There’s too much exposition to call it dreamlike, but it’s a bit like listening to a friend describe a dream. “So my son was locked in the bathroom, and I don’t know why, but I just knew he couldn’t hear or see anything, and I’m trying to knock the door down and my wife is there and she says ‘you have to shoot me. It’s the only way to save Walter’ And I tell her no, you know, that we can get the door open, but she just keeps saying that again and again, “you have to shoot me. It’s the only way to save Walter…”

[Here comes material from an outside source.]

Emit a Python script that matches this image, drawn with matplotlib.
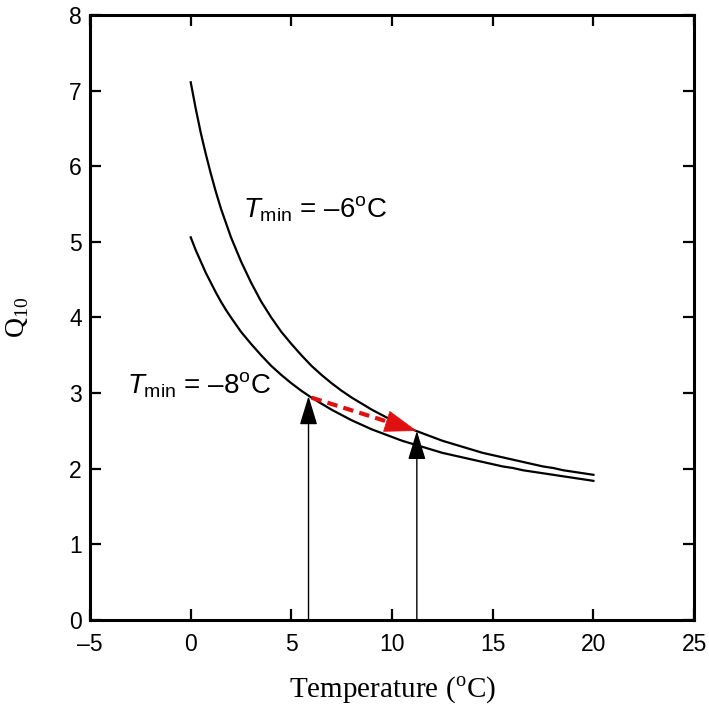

Dude. That’s pretty fucked up.
So Why the F?
It’s probably the accents. Maybe the scarferchief. Or maybe it’s the ending where the hero decides it’s better to murder his wife than to raise a child with a disability.
So Were they right?
The Box is one of the most absurd movies ever unleashed on mainstream audiences. It doesn’t accomplish any of the things it sets out to. It isn’t smart, or thought provoking, or exciting, or thrilling, or scary. The plot is preposterous, and the actors make some baffling performance choices. But The Box also isn’t lazy, or boring, or cliched. It’s bold and ambitious and engaging and genuinely, sincerely, stupid. I guarantee everyone who gave it an F got a laugh out of it. I guarantee they had fun talking about it after or trying to describe it to their friends. The Box is a terrible movie. I loved it, and I recommend it to everybody.